2005 Fiscal Year Annual Research Report
開発途上の地震国における組積造建物の耐震性能向上と補強法の開発研究
Project/Area Number |
15560496
|
Research Institution | Oita University |
Principal Investigator |
黒木 正幸 大分大学, 工学部, 助手 (10295165)
|
Co-Investigator(Kenkyū-buntansha) |
菊池 健児 大分大学, 工学部, 教授 (50117397)
|
Keywords | 開発途上国 / 地震災害 / 組積造 / 耐震補強 |
Research Abstract |
本研究の目的は,開発途上国において地震に強い安全な住環境づくりのため,中南米諸国の組積造建築に多用されている枠組組積造壁体(粘土焼成れんがまたは空洞コンクリートブロックにより構成される無補強の組積造壁体周辺を現場打ち鉄筋コンクリート造の柱と梁部材等で補強する構造方式で,同様の方式が現代の中国でも採用されている地域がある)を採り挙げ,ローコストで耐震的な組積造壁体の開発を行うとともに,地震国である開発途上国に多数存在している無補強の既存組積造建物に対する有効な耐震補強法の開発を行うことである。 本年度はれんが壁体内の水平方向の補強筋量が壁体の耐震性能に及ぼす影響について検討するため,水平補強筋の量を異にする実大の約1/2スケールの2次元壁体試験体4体を用いて実験研究を行った。

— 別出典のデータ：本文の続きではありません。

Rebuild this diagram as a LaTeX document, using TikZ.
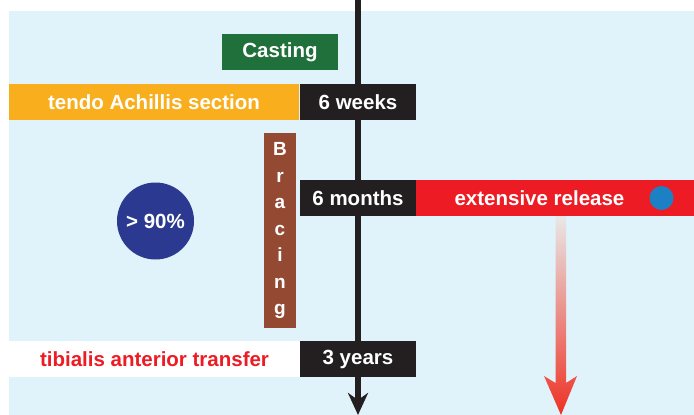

その結果,1)水平補強筋を有する試験体の最大水平耐力はそれのない試験体の約1.3倍であり,水平補強筋の有無が壁体の最大耐力に影響を及ぼす,2)水平補強筋のない試験体はせん断破壊により早期に限界変形に至ったが,水平補強筋を有する場合は変形性能がかなり改善される,3)しかしながら,水平補強筋の配筋量と最大耐力・変形性能の間には明確な相関はみられない,などの結果を得た。 さらに,壁体のひび割れ強度ならびにせん断終局強度について既往の実験資料も含めて検討を行った結果,4) 曲げひび割れ強度は既往の理論式で概ね評価できること,5)せん断ひび割れ強度は既往の実験式を一部修正することにより概ね評価できること,6)せん断終局強度は既往の実験式を一部修正することにより評価精度が向上するが,水平補強筋の影響は妥当に評価できない傾向があること,などを明らかにした。